Thursday, November 12, 2015

Day 70: A Love Affair with Rocks (Arches NP, Day 2)

Breakfast in Arches.

Sunset at Delicate Arch (unedited)

Around 3am I woke up, my left hand out of my bag and completely numb; so numb that I freed my left hand from the warm bag to find a light and make sure that my right hand had no fallen off. I'm not exaggerating. Once I confirmed that it was still attached, I grabbed my glasses and gave it a closer examination to make sure it wasn't frost bitten. Nothing yet black, but parts where certainly red and pissed. I immediately began to shake my hand violently, trying to move blood back into it; it tripled in size and the tingling sensation (multiplied by about 20) that happens when your leg falls asleep lasted for about 20 minutes while my limb came back to life - and warmth. With that, pain subsiding, I tucked all of my limbs back in my bag, put my 'sleeping gloves' (actually, I couldn't find my 'sleeping gloves' so I had to substitute my glittens (I googled it; that's a thing) back on, pulled my hat tighter, and pulled the bag over my head to went back to sleep.

When I awoke in the morning, my tent was covered in frost. I have experienced sub-freezing temps in a tent on this trip, but this is my first time flirting with a frost covered tent. Ironically, my tent was nice and warm - in part thanks to the protective layer of ice, perhaps? I eventually left my igloo and ambled into the brisk morning air for a great view, some coffee, oatmeal and a book.

Hey! I made it!

After breakfast, I packed up my house and bed, then went on a hike that began in the campsite. The destination: Broken Arch and Sand Dune arch - approximately a 4 mile hike (roundtrip). By now it was about 11:30 and the weather was hovering around 60, sunny and perfect.

Trail through Broken Arch, mountains in the backdrop

Broken Arch and the Uber Tourist.

Bit of a narrow path to enter the section to Sand Dune
Sand Dune Arch and a nerd

I wanted to try cartwheels again after the Tetons. 
Better, no?

Trailing heading back to the campground.

This trail (trails are marked by cairns - or human-made rock stacks) involved some rock climbing,
but I don't care for backtracking and the views were well worth the awkward climbing.

The hike back took longer than I thought and by now it was late afternoon; around 2 and I had to get my bum over to Delicate Arch. Delicate Arch is a 3.2 mile roundtrip "fairly strenuous" hike; the start of the hike is crafted trail, which leads to an open rock slab that is deceptively steep. I wasn't the only out of shape person huffing it up the hill and stopping to catch her breath.

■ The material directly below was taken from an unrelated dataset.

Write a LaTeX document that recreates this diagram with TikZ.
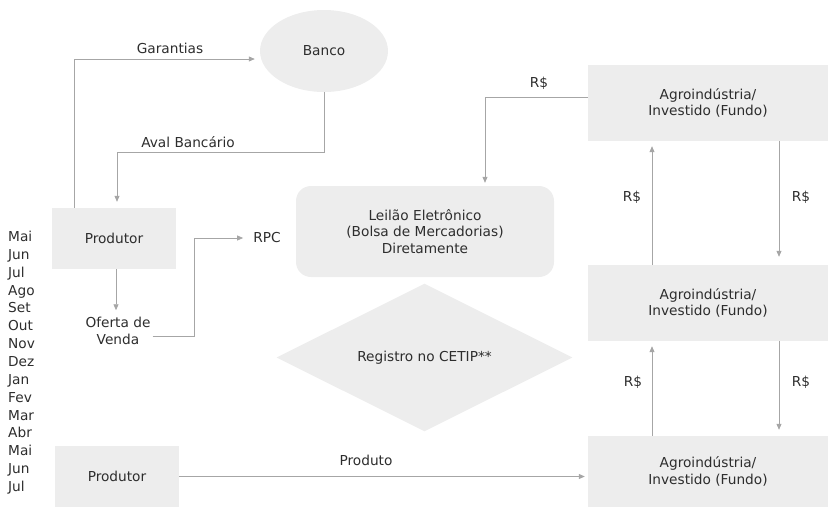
\documentclass[tikz,border=0pt]{standalone}
\usepackage{fontspec}
\setmainfont{DejaVu Sans}
\usetikzlibrary{positioning,arrows.meta,shapes.geometric}
\definecolor{fundo}{RGB}{237,237,237}
\definecolor{linha}{RGB}{166,166,166}
\definecolor{texto}{RGB}{45,45,45}

\begin{document}
\begin{tikzpicture}[x=1pt,y=-1pt,
  every node/.style={font=\fontsize{13.7}{16.5}\selectfont, text=texto},
  caixa/.style={fill=fundo, minimum width=124pt, minimum height=61pt},
  agro/.style={fill=fundo, minimum width=240pt, align=center},
  seta/.style={draw=linha, line width=0.8pt, -{Triangle[length=6pt,width=5pt]}}]
\useasboundingbox (0,0) rectangle (828,507);

% caixas
\node [ellipse,fill=fundo,minimum width=128pt,minimum height=82pt] (banco) at (324,51) {Banco};
\node [caixa] (prod1) at (114,238.5) {Produtor};
\node [caixa] (prod2) at (117,476.5) {Produtor};
\node [fill=fundo,rounded corners=15pt,minimum width=258pt,minimum height=91pt,align=center] (leilao) at (425,231.5) {Leilão Eletrônico\\(Bolsa de Mercadorias)\\Diretamente};
\node [diamond,fill=fundo,minimum width=296pt,minimum height=145pt,inner sep=0pt] (cetip) at (424.5,357.5) {Registro no CETIP**};
\node [agro,minimum height=76pt] (agro1) at (708,103) {Agroindústria/\\Investido (Fundo)};
\node [agro,minimum height=76pt] (agro2) at (708,303) {Agroindústria/\\Investido (Fundo)};
\node [agro,minimum height=71pt] (agro3) at (708,471.5) {Agroindústria/\\Investido (Fundo)};
\node [align=center,inner sep=2pt] (oferta) at (118,331) {Oferta de\\Venda};
\node [inner sep=2pt] (rpc) at (267,238) {RPC};

% meses
\foreach \mes [count=\i] in {Mai,Jun,Jul,Ago,Set,Out,Nov,Dez,Jan,Fev,Mar,Abr,Mai,Jun,Jul}
  \node [anchor=base west,inner sep=0pt] (mes\i) at (8,{241.5+17.86*(\i-1)}) {\mes};

% pontos de dobra
\coordinate (gar) at (74,59);
\coordinate (aval) at (117,152);
\coordinate (venda) at (194,336);
\coordinate (pag) at (485,97);
\coordinate (sobe) at (652,0);
\coordinate (desce) at (779,0);

% setas
\draw [seta,shorten >=5pt] (prod1.north -| gar) |- (banco.west |- gar);
\draw [seta,shorten >=6pt] (banco.south) |- (aval) -- (prod1.north -| aval);
\draw [seta,shorten >=5pt] (prod1.south -| 116,0) -- (oferta.north -| 116,0);
\draw [seta,shorten >=8pt] (oferta.east |- venda) -- (venda) |- (rpc.west);
\draw [seta,shorten >=3pt] (agro1.west |- pag) -| (leilao.north -| pag);
\draw [seta,shorten >=5pt] (agro2.north -| sobe) -- (agro1.south -| sobe);
\draw [seta,shorten >=8pt] (agro1.south -| desce) -- (agro2.north -| desce);
\draw [seta,shorten >=5pt] (agro3.north -| sobe) -- (agro2.south -| sobe);
\draw [seta,shorten >=6pt] (agro2.south -| desce) -- (agro3.north -| desce);
\draw [seta,shorten >=3pt] (prod2.east) -- (agro3.west |- prod2.east);

% rotulos
\node (garantias) at (170,48) {Garantias};
\node (avalbanc) at (188,142) {Aval Bancário};
\node (rs1) at (539,83) {R\$};
\node (rs2) at (632,197) {R\$};
\node (rs3) at (801,197) {R\$};
\node (rs4) at (633,382) {R\$};
\node (rs5) at (801,382) {R\$};
\node (produto) at (366,460) {Produto};
\end{tikzpicture}
\end{document}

The trail wrapped around a steep wall by the way of a path carved into the rock with an incredible drop (and no rail).

Looking up at the slab. Doesn't look too difficult.

Looking down from halfway up the slab. As with most things in life, it's harder than it looks.

The rock path just before arriving to the arch opening.

I was a bit uneasy at this part, especially with people passing on the narrow trail, but crossing over the top of the rock that opened up to the Delicate Arch posing in front of a the snow capped mountain range was simply spectacular.

After about an hour of hiking, I'm instantly rewarded with the turning the corner to this.

oh hai.

I stayed for a few hours, planting myself on a rock against a rock face; people watching and taking in the beauty of nature. As the sunset, I took a few more photos before heading back down. On my way back, I wanted to pop off rock trail to have a quick look at Frame Arch just off the trail. In doing so, I inadvertently stumbled upon and engagement in process. Whoops.

Just moments earlier, a couple got engaged under this arch.

View from Frame Arch

hiking back down; looking for cairns.
I shifted from the awkward apology into be a useful nuisance by offering to take their photo, so that they could have an image of the moment of betroth-ment. And then they offered to take my photo. And then I congratulated them again, hurrying back down the hill to give their moment back to them.

I headed back down the slab, arriving in the parking lot in the dark. I drove out of my newly beloved park after 30 some hours and back into the Motel 6 for the evening. Tomorrow, Canyonlands.

Silhouette of the park from the slab, on the hike back down.